C’est l’époque qui veut cela, de remettre en cause l’ordre établi ?
Je viens des années 60, de l’ancien monde. J’avais un prof de danse qui mettait une cigarette sous la jambe pour que la jambe se lève et ça ne paraissait pas anormal à l’époque (sourire) ! Il y a de vraies questions à se poser, qui sont nécessaires pour en tirer quelque chose de positif mais sans être obligé de tomber dans des excès, en manquant de modération. Ce que j’essaye de faire avec cette compagnie, c’est de trouver un équilibre des rapports entre les uns et les autres.
En pratique, comment il s’est mis en place ?

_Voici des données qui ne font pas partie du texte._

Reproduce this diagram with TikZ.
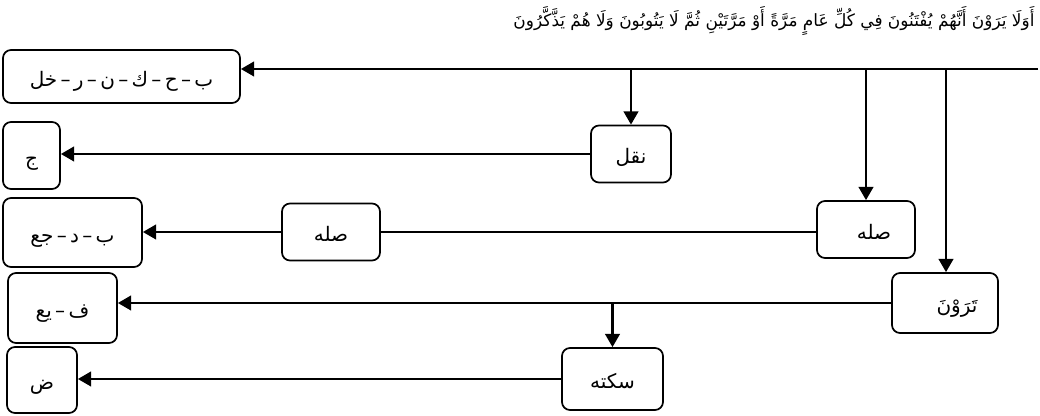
\documentclass[tikz,border=0pt]{standalone}
\usepackage{fontspec}
\usetikzlibrary{arrows.meta}
\newfontfamily\arabicfont[Script=Arabic]{DejaVu Sans}
\TeXXeTstate=1
\newcommand{\yazi}[1]{\beginR #1\endR}

\begin{document}
\begin{tikzpicture}[x=0.75pt, y=-0.75pt,
  kutu/.style 2 args={draw, rounded corners=6pt, line width=1.3pt, inner sep=0pt,
    minimum width=#1*0.75pt, minimum height=#2*0.75pt,
    text height=15pt, text depth=0pt,
    font=\arabicfont\fontsize{15}{17}\selectfont},
  ok/.style={-{Triangle[width=11pt,length=10pt]}, line width=1.8pt},
  hat/.style={line width=1.8pt}]
\useasboundingbox (0,0) rectangle (1040,416);

% ayet
\node (ayet) at (774,21) {\arabicfont\fontsize{12.7}{15}\selectfont\beginR أَوَلَا يَرَوْنَ أَنَّهُمْ يُفْتَنُونَ فِي كُلِّ عَامٍ مَرَّةً أَوْ مَرَّتَيْنِ ثُمَّ لَا يَتُوبُونَ وَلَا هُمْ يَذَّكَّرُونَ\endR};

% kutular
\node[kutu={237}{53}] (kok) at (121.5,76.5) {\yazi{ب\,–\,ح\,–\,ك\,–\,ن\,–\,ر\,–\,خل}};
\node[kutu={80}{57}] (naql) at (631,154) {\yazi{نقل}};
\node[kutu={57}{67}] (cim) at (31.5,155.5) {\yazi{ج}};
\node[kutu={98}{57}] (sila1) at (866,229.5) {\hspace{12pt}\yazi{صله}};
\node[kutu={98}{57}] (sila2) at (331,232) {\yazi{صله}};
\node[kutu={139}{69}] (bdj) at (72.5,232.5) {\yazi{ب\,–\,د\,–\,جع}};
\node[kutu={106}{60}] (tarawna) at (945,303) {\hspace{18pt}\yazi{تَرَوْنَ}};
\node[kutu={109}{70}] (fy) at (62.5,308) {\yazi{ف\,–\,يع}};
\node[kutu={101}{62}] (sakta) at (612.5,379) {\yazi{سكته}};
\node[kutu={70}{66}] (dad) at (42,380) {\yazi{ض}};

% ana hat ve dallar
\coordinate (giris) at (1038,69);
\coordinate (d1) at (631,69);
\coordinate (d2) at (866,69);
\coordinate (d3) at (946,69);
\coordinate (d4) at (612.5,304);
\draw[ok] (giris) -- (kok.east |- giris);
\draw[ok] (d1) -- (naql.north);
\draw[ok] (d2) -- (sila1.north);
\draw[ok] (d3) -- (tarawna.north -| d3);

\draw[ok] (naql.west) -- (cim.east |- naql.west);
\draw[hat] (sila1.west |- sila2.east) -- (sila2.east);
\draw[ok] (sila2.west) -- (bdj.east |- sila2.west);
\draw[ok] (tarawna.west) -- (fy.east |- tarawna.west);
\draw[ok] (d4) -- (sakta.north);
\draw[ok] (sakta.west) -- (dad.east |- sakta.west);
\end{tikzpicture}
\end{document}
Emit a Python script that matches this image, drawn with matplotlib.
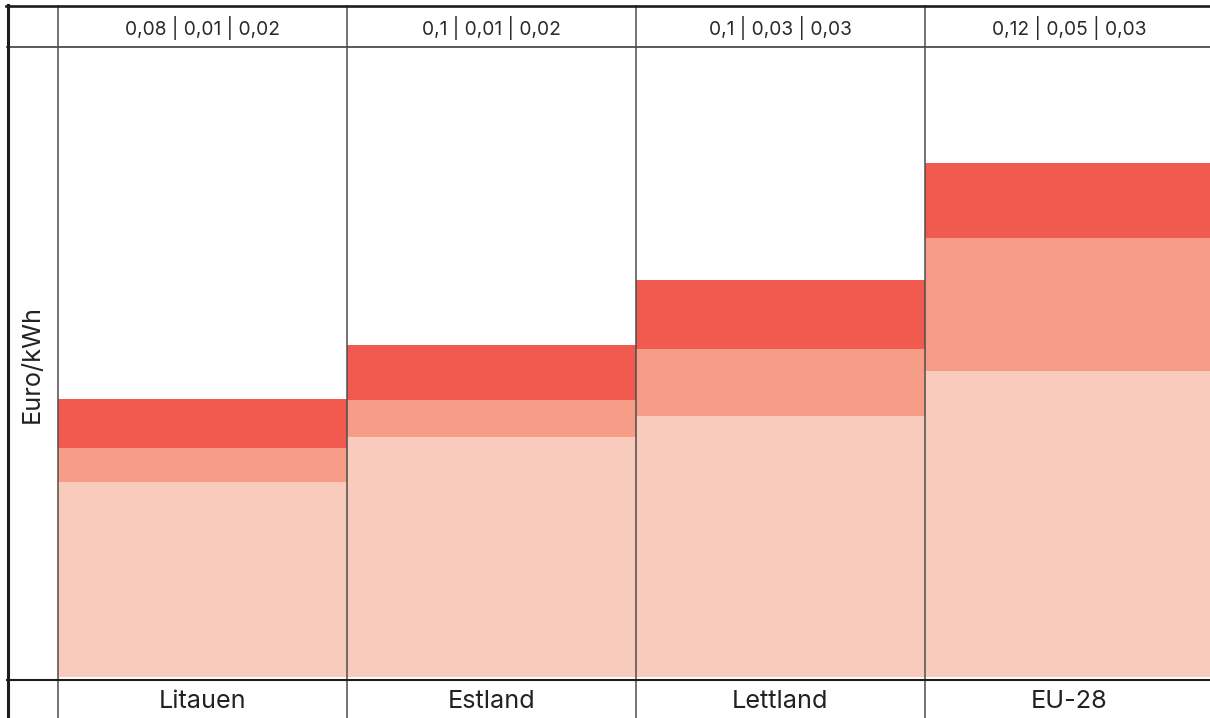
import matplotlib
matplotlib.use("Agg")
import matplotlib.pyplot as plt
from matplotlib.lines import Line2D
from matplotlib import transforms

plt.rcParams['font.family'] = ['Inter', 'DejaVu Sans']

# Strompreis-Zusammensetzung in Euro/kWh
laender = ['Litauen', 'Estland', 'Lettland', 'EU-28']
energie = [0.0776, 0.0952, 0.1037, 0.1215]
netz = [0.0134, 0.0149, 0.0266, 0.0527]
steuern = [0.0194, 0.0218, 0.0274, 0.0297]

farben = ['#F9CBBC', '#F59D87', '#F05A4F']
linie_dunkel = '#1c1c1c'
linie_grau = '#4d4d4d'

W, H = 1210, 718
fig = plt.figure(figsize=(W / 100, H / 100), dpi=100)


def fx(px):
    return px / W


def fy(py):
    return 1 - py / H


# Plotbereich zwischen Kopfzeile und Fusszeile
ax_l, ax_r, ax_t, ax_b = 58, 1210, 47, 680
ax = fig.add_axes([fx(ax_l), fy(ax_b), fx(ax_r - ax_l), fy(ax_t) - fy(ax_b)])

x = list(range(len(laender)))
unten2 = [a + b for a, b in zip(energie, netz)]
ax.bar(x, energie, width=1, color=farben[0], linewidth=0)
ax.bar(x, netz, width=1, bottom=energie, color=farben[1], linewidth=0)
ax.bar(x, steuern, width=1, bottom=unten2, color=farben[2], linewidth=0)

ax.set_xlim(-0.5, -0.5 + (ax_r - ax_l) / 289)
ax.set_ylim(-0.001, 0.25)
ax.axis('off')

# x in Datenkoordinaten, y in Figurkoordinaten
trans = transforms.blended_transform_factory(ax.transData, fig.transFigure)

# Spaltenlinien an den Balkengrenzen
for xe in [-0.5, 0.5, 1.5, 2.5]:
    fig.add_artist(Line2D([xe, xe], [fy(6), 0], transform=trans,
                          color=linie_grau, lw=1.1, clip_on=False))

# Zeilenlinien und Rahmen
fig.add_artist(Line2D([fx(7), 1], [fy(47), fy(47)], color=linie_grau, lw=1.3))
fig.add_artist(Line2D([fx(7), 1], [fy(680), fy(680)], color=linie_dunkel, lw=1.5))
fig.add_artist(Line2D([fx(6), 1], [fy(5.5), fy(5.5)], color=linie_dunkel, lw=1.9))
fig.add_artist(Line2D([fx(7.5), fx(7.5)], [fy(4.5), 0], color=linie_dunkel, lw=2.2))


def fmt(v):
    return f"{round(v, 2):g}".replace('.', ',')


# Kopfzeile mit den Werten, Fusszeile mit den Laendern
for i in x:
    kopf = ' | '.join(fmt(v) for v in (energie[i], netz[i], steuern[i]))
    fig.text(i, fy(28), kopf, transform=trans, ha='center', va='center',
             fontsize=13.8, color='#2a2a2a')
    fig.text(i, fy(701), laender[i], transform=trans, ha='center', va='center',
             fontsize=18.2, color='#222222')

fig.text(fx(32), fy(364), 'Euro/kWh', rotation=90, ha='center', va='center',
         fontsize=18.2, color='#222222')

fig.savefig('out.png', dpi=100)
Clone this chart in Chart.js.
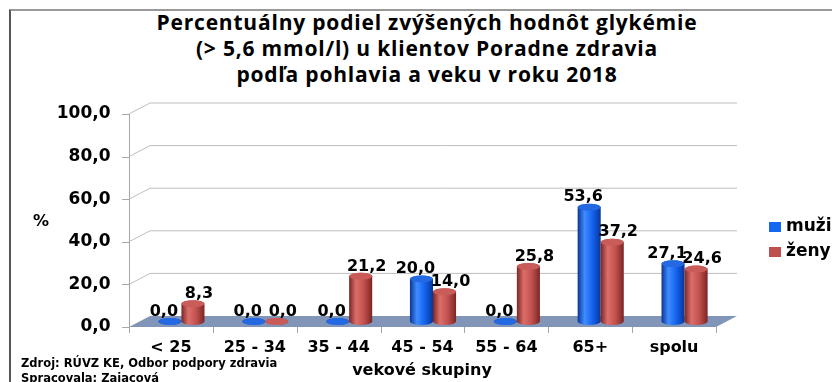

Il y a quelques années, la compagnie suivait le modèle d’un corps de ballet et de grands solistes. Petit à petit, je me suis rendu compte que ce modèle avait quelque chose d’insupportable, il figeait les choses de manière radicale. J’ai cassé ces barrières en relevant énormément le niveau du corps de ballet et aujourd’hui je serais plutôt sur un modèle d’un groupe de cinquante solistes où il n’y a plus vraiment de danseur emblématique qui écrase tous les autres. C’est une forme de nivellement par le haut, nous sommes en train de créer une structure comme une réponse à ce modèle hiérarchique que l’on a connu trop longtemps. J’ai trois ou quatre distributions pour un spectacle là ou je n’en avais qu’une auparavant, incontestable. Du coup, cela crée une vraie harmonie entre les danseurs.